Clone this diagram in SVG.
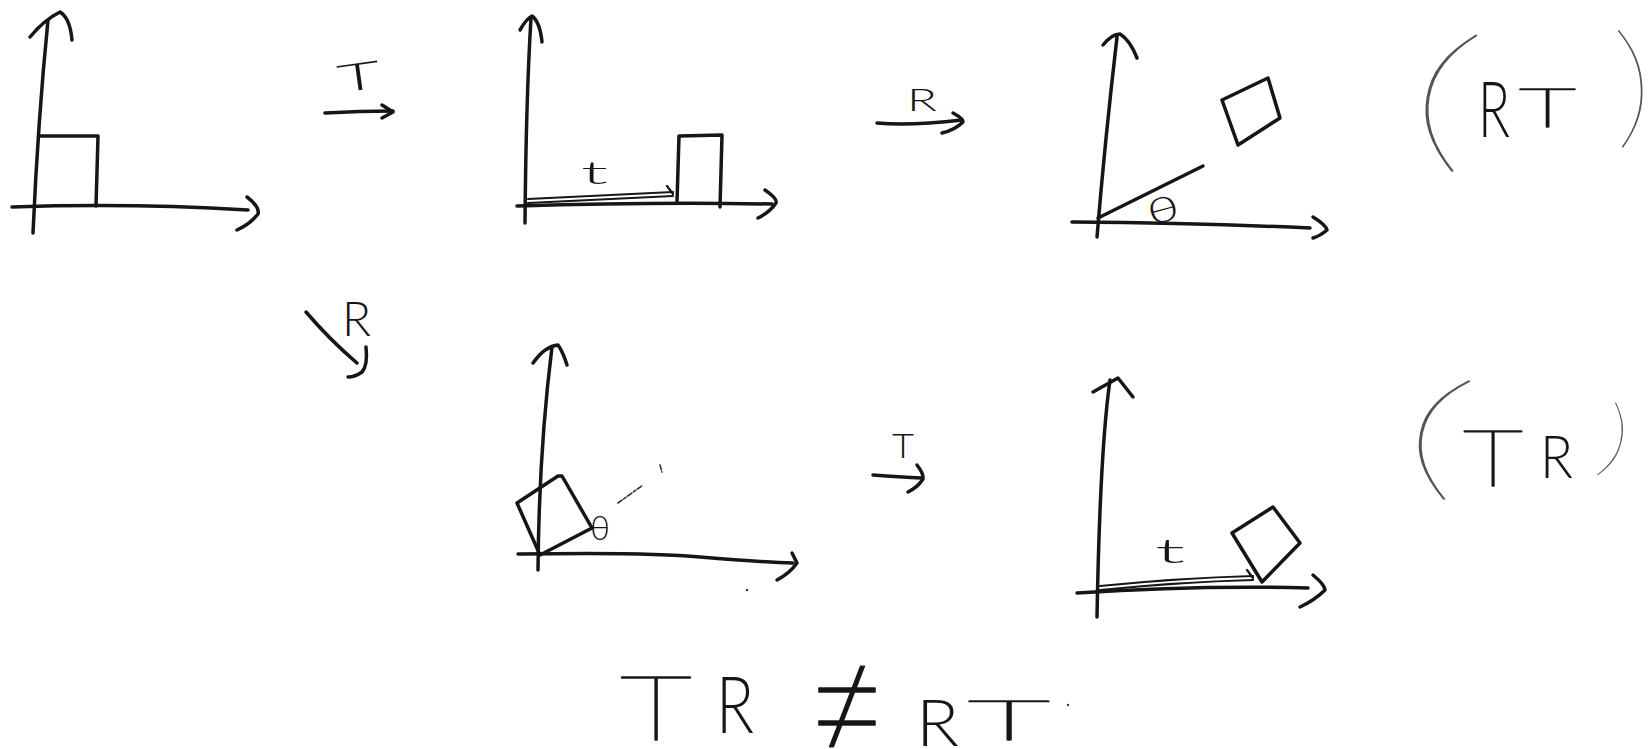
<svg xmlns="http://www.w3.org/2000/svg" width="1651" height="749" viewBox="0 0 1651 749">
<style>
  .ln{fill:none;stroke:#161616;stroke-width:3.5;stroke-linecap:round;stroke-linejoin:round}
  .thin{fill:none;stroke:#161616;stroke-width:2.2;stroke-linecap:round;stroke-linejoin:round}
  .hair{fill:none;stroke:#333;stroke-width:1.6;stroke-linecap:round;stroke-dasharray:5 2 3 2}
  .lbl{font-family:Lato,"DejaVu Sans",sans-serif;fill:#161616;font-weight:300}
  .big{font-family:Lato,"DejaVu Sans",sans-serif;fill:#161616;font-weight:300}
  .mono{font-weight:100;stroke:#161616;stroke-width:1.4;stroke-linejoin:round}
  .paren{font-family:Lato,"DejaVu Sans",sans-serif;font-weight:100;fill:#555;text-anchor:middle}
</style>
<rect width="1651" height="749" fill="#ffffff"/>

<g id="panel1">
  <path class="ln" d="M33,233 Q38,120 48,20"/>
  <path class="ln" d="M30,37 Q44,20 60,12 Q70,18 72,40"/>
  <path class="ln" d="M40,136 L98,136 L96,206"/>
  <path class="ln" d="M12,207 Q130,203 248,210"/>
  <path class="ln" d="M247,197 Q260,207 258,214 Q250,224 237,230"/>
</g>

<g id="panel2">
  <path class="ln" d="M525,223 Q526,100 531,18"/>
  <path class="ln" d="M520,30 Q527,18 532,16 Q540,22 542,42"/>
  <path class="ln" d="M517,206 Q650,202 772,204"/>
  <path class="ln" d="M765,190 Q778,199 776,203 Q770,212 758,218"/>
  <path class="ln" d="M677,202 L679,136 L722,135 L720,207"/>
  <path class="thin" d="M528,199 L673,192"/>
  <path class="thin" d="M528,203 L673,196"/>
  <path class="thin" d="M667,186 L673,194"/>
  <text class="lbl" x="581" y="184" font-size="32" textLength="27" lengthAdjust="spacingAndGlyphs">t</text>
</g>

<g id="panel3">
  <path class="ln" d="M1097,237 Q1105,140 1117,37"/>
  <path class="ln" d="M1103,45 Q1112,34 1120,34 Q1130,40 1137,58"/>
  <path class="ln" d="M1072,222 Q1200,223 1310,228"/>
  <path class="ln" d="M1313,217 Q1326,225 1327,230 Q1320,236 1313,238"/>
  <path class="ln" d="M1098,218 L1203,166"/>
  <path class="ln" d="M1222,100 L1268,78 L1280,118 L1238,145 Z"/>
  <text class="lbl" x="1147" y="222" font-size="35" textLength="32" lengthAdjust="spacingAndGlyphs" font-weight="400" transform="rotate(-15 1163 210)">θ</text>
</g>

<g id="panel4">
  <path class="ln" d="M538,570 Q539,450 552,347"/>
  <path class="ln" d="M533,363 Q545,346 558,345 Q563,352 567,365"/>
  <path class="ln" d="M518,554 Q650,552 700,557 Q760,562 793,563"/>
  <path class="ln" d="M792,553 L797,563 Q790,573 777,580"/>
  <path class="ln" d="M540,555 L517,503 L558,476 L562,476 L592,528 Z"/>
  <path class="hair" d="M618,503 L643,485"/>
  <path class="hair" d="M660,465 L662,472"/>
  <circle cx="747" cy="590" r="1.2" fill="#333"/>
  <text class="lbl" x="590" y="540" font-size="34" textLength="20" lengthAdjust="spacingAndGlyphs">θ</text>
</g>

<g id="panel5">
  <path class="ln" d="M1097,617 Q1100,450 1110,380"/>
  <path class="ln" d="M1093,392 L1118,378 L1133,397"/>
  <path class="ln" d="M1077,593 Q1200,585 1308,588"/>
  <path class="ln" d="M1313,575 Q1325,585 1325,590 Q1315,600 1300,607"/>
  <path class="thin" d="M1100,586 Q1180,578 1253,576"/>
  <path class="thin" d="M1100,590 Q1180,582 1253,580"/>
  <path class="thin" d="M1247,570 L1253,578"/>
  <path class="ln" d="M1232,533 L1273,507 L1300,543 L1262,582 Z"/>
  <text class="lbl" x="1155" y="563" font-size="34" textLength="30" lengthAdjust="spacingAndGlyphs">t</text>
</g>

<g id="connectors">
  <g id="arrow-T1">
    <path class="ln" d="M325,113 Q360,111 393,111"/>
    <path class="ln" d="M382,105 L393,112 L382,118"/>
    <text class="lbl" x="337" y="90" font-size="38" textLength="43" lengthAdjust="spacingAndGlyphs" transform="rotate(-8 359 75)">T</text>
  </g>
  <g id="arrow-R1">
    <path class="ln" d="M877,123 Q910,126 962,120"/>
    <path class="ln" d="M953,113 Q964,119 963,122 Q955,130 942,133"/>
    <text class="lbl" x="907" y="111" font-size="31" textLength="30" lengthAdjust="spacingAndGlyphs">R</text>
  </g>
  <g id="arrow-R2">
    <path class="ln" d="M306,312 Q330,340 357,363"/>
    <path class="ln" d="M366,347 Q368,365 362,372 Q355,377 348,377"/>
    <text class="lbl" x="342" y="336" font-size="48" textLength="29" lengthAdjust="spacingAndGlyphs">R</text>
  </g>
  <g id="arrow-T2">
    <path class="ln" d="M873,475 Q900,477 922,478"/>
    <path class="ln" d="M917,465 Q924,474 923,479 Q918,487 908,492"/>
    <text class="lbl" x="892" y="458" font-size="34" textLength="22" lengthAdjust="spacingAndGlyphs">T</text>
  </g>
</g>

<g id="label-RT">
  <text class="paren" x="0" y="50" font-size="160" transform="translate(1443,100) rotate(10) scale(1.7,1)">(</text>
  <text class="big" font-size="74"><tspan x="1478" y="137" font-size="76" textLength="32" lengthAdjust="spacingAndGlyphs">R</tspan><tspan class="mono" x="1519" y="127" font-size="54" textLength="57" lengthAdjust="spacingAndGlyphs">T</tspan></text>
  <text class="paren" x="0" y="44" font-size="135" transform="translate(1633,87) rotate(-2) scale(1.15,1)">)</text>
</g>

<g id="label-TR">
  <text class="paren" x="0" y="44" font-size="140" transform="translate(1436,436) rotate(12) scale(1.9,1)">(</text>
  <text class="big" font-size="76"><tspan class="mono" x="1463" y="486" font-size="78" textLength="60" lengthAdjust="spacingAndGlyphs" stroke-width="2">T</tspan><tspan x="1540" y="478" font-size="60" textLength="33" lengthAdjust="spacingAndGlyphs">R</tspan></text>
  <text class="paren" x="0" y="28" font-size="86" transform="translate(1615,440) rotate(14) scale(1.25,1)">)</text>
</g>

<g id="equation">
  <text class="big" font-size="92"><tspan class="mono" x="620" y="740" font-size="90" textLength="72" lengthAdjust="spacingAndGlyphs" stroke-width="2.4">T</tspan><tspan x="716" y="733" font-size="78" textLength="38" lengthAdjust="spacingAndGlyphs">R</tspan><tspan class="mono" x="794" y="756" font-size="175" textLength="106" lengthAdjust="spacingAndGlyphs" font-family="Inter, Lato, sans-serif" stroke-width="2.2">≠</tspan><tspan x="916" y="746" font-size="65" textLength="43" lengthAdjust="spacingAndGlyphs">R</tspan><tspan class="mono" x="968" y="740" font-size="56" textLength="82" lengthAdjust="spacingAndGlyphs" stroke-width="1.6">T</tspan></text>
  <circle cx="1068" cy="705" r="1.2" fill="#333"/>
</g>
</svg>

- - -

*What to produce*. Return each line from the material above exactly, but not the pictures.

*Response for this exercise*.
Clone this diagram in SVG.
<svg xmlns="http://www.w3.org/2000/svg" width="1651" height="749" viewBox="0 0 1651 749">
<style>
  .ln{fill:none;stroke:#161616;stroke-width:3.5;stroke-linecap:round;stroke-linejoin:round}
  .thin{fill:none;stroke:#161616;stroke-width:2.2;stroke-linecap:round;stroke-linejoin:round}
  .hair{fill:none;stroke:#333;stroke-width:1.6;stroke-linecap:round;stroke-dasharray:5 2 3 2}
  .lbl{font-family:Lato,"DejaVu Sans",sans-serif;fill:#161616;font-weight:300}
  .big{font-family:Lato,"DejaVu Sans",sans-serif;fill:#161616;font-weight:300}
  .mono{font-weight:100;stroke:#161616;stroke-width:1.4;stroke-linejoin:round}
  .paren{font-family:Lato,"DejaVu Sans",sans-serif;font-weight:100;fill:#555;text-anchor:middle}
</style>
<rect width="1651" height="749" fill="#ffffff"/>

<g id="panel1">
  <path class="ln" d="M33,233 Q38,120 48,20"/>
  <path class="ln" d="M30,37 Q44,20 60,12 Q70,18 72,40"/>
  <path class="ln" d="M40,136 L98,136 L96,206"/>
  <path class="ln" d="M12,207 Q130,203 248,210"/>
  <path class="ln" d="M247,197 Q260,207 258,214 Q250,224 237,230"/>
</g>

<g id="panel2">
  <path class="ln" d="M525,223 Q526,100 531,18"/>
  <path class="ln" d="M520,30 Q527,18 532,16 Q540,22 542,42"/>
  <path class="ln" d="M517,206 Q650,202 772,204"/>
  <path class="ln" d="M765,190 Q778,199 776,203 Q770,212 758,218"/>
  <path class="ln" d="M677,202 L679,136 L722,135 L720,207"/>
  <path class="thin" d="M528,199 L673,192"/>
  <path class="thin" d="M528,203 L673,196"/>
  <path class="thin" d="M667,186 L673,194"/>
  <text class="lbl" x="581" y="184" font-size="32" textLength="27" lengthAdjust="spacingAndGlyphs">t</text>
</g>

<g id="panel3">
  <path class="ln" d="M1097,237 Q1105,140 1117,37"/>
  <path class="ln" d="M1103,45 Q1112,34 1120,34 Q1130,40 1137,58"/>
  <path class="ln" d="M1072,222 Q1200,223 1310,228"/>
  <path class="ln" d="M1313,217 Q1326,225 1327,230 Q1320,236 1313,238"/>
  <path class="ln" d="M1098,218 L1203,166"/>
  <path class="ln" d="M1222,100 L1268,78 L1280,118 L1238,145 Z"/>
  <text class="lbl" x="1147" y="222" font-size="35" textLength="32" lengthAdjust="spacingAndGlyphs" font-weight="400" transform="rotate(-15 1163 210)">θ</text>
</g>

<g id="panel4">
  <path class="ln" d="M538,570 Q539,450 552,347"/>
  <path class="ln" d="M533,363 Q545,346 558,345 Q563,352 567,365"/>
  <path class="ln" d="M518,554 Q650,552 700,557 Q760,562 793,563"/>
  <path class="ln" d="M792,553 L797,563 Q790,573 777,580"/>
  <path class="ln" d="M540,555 L517,503 L558,476 L562,476 L592,528 Z"/>
  <path class="hair" d="M618,503 L643,485"/>
  <path class="hair" d="M660,465 L662,472"/>
  <circle cx="747" cy="590" r="1.2" fill="#333"/>
  <text class="lbl" x="590" y="540" font-size="34" textLength="20" lengthAdjust="spacingAndGlyphs">θ</text>
</g>

<g id="panel5">
  <path class="ln" d="M1097,617 Q1100,450 1110,380"/>
  <path class="ln" d="M1093,392 L1118,378 L1133,397"/>
  <path class="ln" d="M1077,593 Q1200,585 1308,588"/>
  <path class="ln" d="M1313,575 Q1325,585 1325,590 Q1315,600 1300,607"/>
  <path class="thin" d="M1100,586 Q1180,578 1253,576"/>
  <path class="thin" d="M1100,590 Q1180,582 1253,580"/>
  <path class="thin" d="M1247,570 L1253,578"/>
  <path class="ln" d="M1232,533 L1273,507 L1300,543 L1262,582 Z"/>
  <text class="lbl" x="1155" y="563" font-size="34" textLength="30" lengthAdjust="spacingAndGlyphs">t</text>
</g>

<g id="connectors">
  <g id="arrow-T1">
    <path class="ln" d="M325,113 Q360,111 393,111"/>
    <path class="ln" d="M382,105 L393,112 L382,118"/>
    <text class="lbl" x="337" y="90" font-size="38" textLength="43" lengthAdjust="spacingAndGlyphs" transform="rotate(-8 359 75)">T</text>
  </g>
  <g id="arrow-R1">
    <path class="ln" d="M877,123 Q910,126 962,120"/>
    <path class="ln" d="M953,113 Q964,119 963,122 Q955,130 942,133"/>
    <text class="lbl" x="907" y="111" font-size="31" textLength="30" lengthAdjust="spacingAndGlyphs">R</text>
  </g>
  <g id="arrow-R2">
    <path class="ln" d="M306,312 Q330,340 357,363"/>
    <path class="ln" d="M366,347 Q368,365 362,372 Q355,377 348,377"/>
    <text class="lbl" x="342" y="336" font-size="48" textLength="29" lengthAdjust="spacingAndGlyphs">R</text>
  </g>
  <g id="arrow-T2">
    <path class="ln" d="M873,475 Q900,477 922,478"/>
    <path class="ln" d="M917,465 Q924,474 923,479 Q918,487 908,492"/>
    <text class="lbl" x="892" y="458" font-size="34" textLength="22" lengthAdjust="spacingAndGlyphs">T</text>
  </g>
</g>

<g id="label-RT">
  <text class="paren" x="0" y="50" font-size="160" transform="translate(1443,100) rotate(10) scale(1.7,1)">(</text>
  <text class="big" font-size="74"><tspan x="1478" y="137" font-size="76" textLength="32" lengthAdjust="spacingAndGlyphs">R</tspan><tspan class="mono" x="1519" y="127" font-size="54" textLength="57" lengthAdjust="spacingAndGlyphs">T</tspan></text>
  <text class="paren" x="0" y="44" font-size="135" transform="translate(1633,87) rotate(-2) scale(1.15,1)">)</text>
</g>

<g id="label-TR">
  <text class="paren" x="0" y="44" font-size="140" transform="translate(1436,436) rotate(12) scale(1.9,1)">(</text>
  <text class="big" font-size="76"><tspan class="mono" x="1463" y="486" font-size="78" textLength="60" lengthAdjust="spacingAndGlyphs" stroke-width="2">T</tspan><tspan x="1540" y="478" font-size="60" textLength="33" lengthAdjust="spacingAndGlyphs">R</tspan></text>
  <text class="paren" x="0" y="28" font-size="86" transform="translate(1615,440) rotate(14) scale(1.25,1)">)</text>
</g>

<g id="equation">
  <text class="big" font-size="92"><tspan class="mono" x="620" y="740" font-size="90" textLength="72" lengthAdjust="spacingAndGlyphs" stroke-width="2.4">T</tspan><tspan x="716" y="733" font-size="78" textLength="38" lengthAdjust="spacingAndGlyphs">R</tspan><tspan class="mono" x="794" y="756" font-size="175" textLength="106" lengthAdjust="spacingAndGlyphs" font-family="Inter, Lato, sans-serif" stroke-width="2.2">≠</tspan><tspan x="916" y="746" font-size="65" textLength="43" lengthAdjust="spacingAndGlyphs">R</tspan><tspan class="mono" x="968" y="740" font-size="56" textLength="82" lengthAdjust="spacingAndGlyphs" stroke-width="1.6">T</tspan></text>
  <circle cx="1068" cy="705" r="1.2" fill="#333"/>
</g>
</svg>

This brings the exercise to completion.